Draft Study Guide for PHIL 302-001
Final Exam (Fall 2008)

Last revised December 3, 2008

Scheduled Final Exam Period: Tuesday, Dec. 9, 8:00 a.m.

Apart from the objective section, this exam is mainly devoted to Aristotelian and Hellenistic Greek and Roman views on reason, emotion, values, moral development, etc. and the texts we have discussed by Boethius and Thomas Aquinas.

I strongly recommend you review the materials available on this website under "High Priority Lectures" and "Dialogues" and handouts that you have received in class.

Points assigned to Final as a Whole: 44, more or less.

POSSIBLE ITEMS FOR OBJECTIVE SECTION (40 percent of final exam)

1. Aristotle's four causes and Plato's Divided Line.

2. The Stoic understanding of values (where do the Stoics place various positively and negatively valued things--among goods, bad things, indifferent things, preferred things and rejected things?). See Stoic Values Chart or the version of this chart you received in class.

3. The major Hellenistic schools, including the names of their founders and their important adherents.

4. Basic points of similarity and difference between Stoicism and Epicureanism (with a focus on physical theory).

5. The path to wisdom according to Plotinus and Neo-Platonism

6. The differences between Thomas Aquinas and the Averroist philosophers on God, the intelligences, the human soul and mind, and human immortality.

POSSIBLE TOPICS FOR ESSAYS

Each essay should be long enough to do justice to the topic, but not excessively long. In most cases 500-600 words should suffice. Do not write on a topic that substantially overlaps with either of your major papers for the course. If you are also taking PHIL 350 this semester, do not write on a topic that substantially overlaps with a major paper or midterm essay you have written in PHIL 350.

A. Choose one from the following options for 30 percent of the final. (Note: I reserve the right to eliminate one of the options.)

1. Briefly describe Aristotle's general view of moral virtue and discuss his treatment of the virtues and vices related to anger against that general background.

2. State the Stoic case against the Aristotelian view of anger and virtue.

3. Plato uses the experience we might call the conflict between temptation and conscience, or temptation and better judgment, to argue for his theory of the soul. The Stoics explain the corresponding phenomenon differently. Explain Plato's argument, the Stoics' reason for offering a different explanation, and what their different explanation is.
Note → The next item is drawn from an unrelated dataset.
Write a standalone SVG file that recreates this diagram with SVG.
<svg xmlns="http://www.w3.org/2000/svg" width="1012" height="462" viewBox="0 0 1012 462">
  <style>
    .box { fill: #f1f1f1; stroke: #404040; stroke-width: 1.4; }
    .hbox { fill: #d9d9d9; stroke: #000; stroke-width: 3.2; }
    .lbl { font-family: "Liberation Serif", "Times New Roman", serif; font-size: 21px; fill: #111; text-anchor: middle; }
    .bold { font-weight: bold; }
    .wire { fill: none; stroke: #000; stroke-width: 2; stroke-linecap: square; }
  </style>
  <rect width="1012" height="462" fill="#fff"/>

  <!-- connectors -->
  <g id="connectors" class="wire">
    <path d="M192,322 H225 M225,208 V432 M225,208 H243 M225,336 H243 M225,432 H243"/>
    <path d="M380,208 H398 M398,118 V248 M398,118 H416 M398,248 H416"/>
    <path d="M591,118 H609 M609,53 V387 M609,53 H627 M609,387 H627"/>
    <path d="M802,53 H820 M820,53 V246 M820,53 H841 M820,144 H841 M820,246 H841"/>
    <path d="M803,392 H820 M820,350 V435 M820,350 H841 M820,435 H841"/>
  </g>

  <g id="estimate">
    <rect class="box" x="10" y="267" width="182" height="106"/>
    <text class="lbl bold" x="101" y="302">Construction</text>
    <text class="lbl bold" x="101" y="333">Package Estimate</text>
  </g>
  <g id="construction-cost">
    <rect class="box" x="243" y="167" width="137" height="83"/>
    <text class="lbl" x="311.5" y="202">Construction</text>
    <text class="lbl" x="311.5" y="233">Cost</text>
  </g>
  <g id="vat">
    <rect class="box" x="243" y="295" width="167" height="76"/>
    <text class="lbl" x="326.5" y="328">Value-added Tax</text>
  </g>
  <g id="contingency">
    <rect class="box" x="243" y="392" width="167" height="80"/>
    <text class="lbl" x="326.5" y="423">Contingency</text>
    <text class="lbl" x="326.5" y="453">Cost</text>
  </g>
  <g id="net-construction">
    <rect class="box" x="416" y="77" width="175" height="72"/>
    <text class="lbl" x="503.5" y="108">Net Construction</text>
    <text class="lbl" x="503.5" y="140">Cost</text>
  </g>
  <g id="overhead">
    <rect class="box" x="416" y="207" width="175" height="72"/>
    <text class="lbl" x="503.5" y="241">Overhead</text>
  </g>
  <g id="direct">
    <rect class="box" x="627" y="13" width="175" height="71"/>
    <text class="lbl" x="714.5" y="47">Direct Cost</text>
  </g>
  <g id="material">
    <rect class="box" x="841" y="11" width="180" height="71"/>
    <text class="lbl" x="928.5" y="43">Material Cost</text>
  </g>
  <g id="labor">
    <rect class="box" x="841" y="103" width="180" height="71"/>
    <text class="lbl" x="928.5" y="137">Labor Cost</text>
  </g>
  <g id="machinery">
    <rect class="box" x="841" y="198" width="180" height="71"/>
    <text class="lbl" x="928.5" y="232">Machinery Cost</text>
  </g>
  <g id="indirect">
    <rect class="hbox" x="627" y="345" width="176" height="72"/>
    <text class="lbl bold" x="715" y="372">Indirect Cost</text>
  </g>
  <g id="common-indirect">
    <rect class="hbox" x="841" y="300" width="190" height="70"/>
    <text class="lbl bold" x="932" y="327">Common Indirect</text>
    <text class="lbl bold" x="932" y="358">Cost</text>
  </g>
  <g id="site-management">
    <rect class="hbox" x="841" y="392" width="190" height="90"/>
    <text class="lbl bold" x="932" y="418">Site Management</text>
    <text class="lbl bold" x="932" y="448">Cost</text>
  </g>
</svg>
4. How does Aristotle describe happiness in formal terms (self-sufficient, unqualifiedly final--explain)? What content does he give this formal definition? Is the good life a capacity, state, or activity? How is it related to virtue? to pleasure, honor, wealth, family, friends, a good political environment, length of life?

5. What is the final and ultimate good for Epicureans? The highest evil? Why do people sometimes seem to seek pain? How do Epicureans explain those who abandon their duties through weakness? Is Epicurean philosophy promote physical self-indulgence and hypersensitivity to pain? What kinds of pain should we especially avoid (and how can philosophy help in this)? What does Epicurus think of death? What is the worst kind of desire, and how do we avoid it? What is the root of life's troubles? Are the virtues to be sought for their own sake? (Explain.)

6. Evaluate the following claim in terms of two of the following "schools": The Peripatos (represented by Aristotle), the Stoics, and the Epicureans.

These schools claimed to be rivals of one another, as if they differed in fundamental ways, but on closer examination their ethical ideas are fundamentally alike: they all have, at least implicitly, a notion of moral development in which philosophy plays an important role, they propose philosophical definitions of the good or happiness, their accounts of happiness are all versions of Plato's notion of harmony within the soul; and they all teach us how to control the emotions and desires.
Don't assume that the claim is completely true. It may be partly true, or true to some extent and partly false.)

B. (30 percent of final) Write an essay addressing issues corresponding to one of the options. The options will consist of three or four of the following. (I reserve the right to eliminate one of the options.)

1. How does Philosophy support her views that God's happiness is perfect? that God is the supreme good? that God is unified to the highest degree? that all things seek God? How does this answer Boethius' question as to the means by which God governs the created universe?

2. Boethius the character claims that evil exists and goes unpunished and that this is "beyond perplexity" because God is omniscient and omnipotent and wills only good. State in some detail two of Philosophy's arguments aimed at refuting Boethius' claims.

3. What is the main puzzle raised by book V of the Consolation. Why is it hard for humans to grasp the nature of divine intelligence? Explain the claim that God's knowing is eternal. Explain also the differences between eternity and perpetuity, between eternity and being in time. The key logical distinction regarding necessity which Philosophy makes in her attempt to solve the main puzzle of book V.

4. Explain Thomas' views on the distinctions and relations between eternal, natural, and human law. Focus on natural and human law. Give details on natural law and human law. How is human law related to virtue? To the common good? What are the basic precepts of the natural law? How do we know the natural law?